My main arguments against the EU are connected to two interrelated
issues: economic and military integration. Economic and Monetary
Union, as defined by the convergence criteria in the Maastricht
Treaty, does not enable an equal allocation of welfare between
different Member States.
I see the deepening of the EU common security and defence
policy. This military integration will definitely lead to
a common military union, which will in practice be NATO. From
Finland's perspective, NATO membership would have negative
economic as well as political consequences.

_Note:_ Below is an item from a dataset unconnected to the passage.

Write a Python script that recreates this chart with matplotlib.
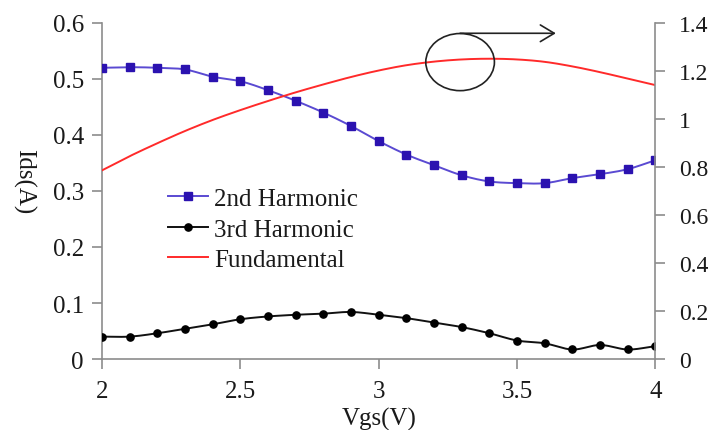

Economically,
NATO membership would mean increasing our military spending,
thus constraining our budget policy freedom even more.
The most important aim for me in my work in the EP will be
setting up and participating in a European wide discussion
forum, which gathers people sharing the same vision of anti-federalist
Europe with full employment.
In the Parliament we have formed an intergroup called "SOS
Democracy" to defend the only known form of democracy:
national state democracy. The intergroup gathers MEPs from
all political groups in the Parliament and represents almost
all Member States. We have a common goal: saving the democracy
in the federalisation and militarisation process of the Union.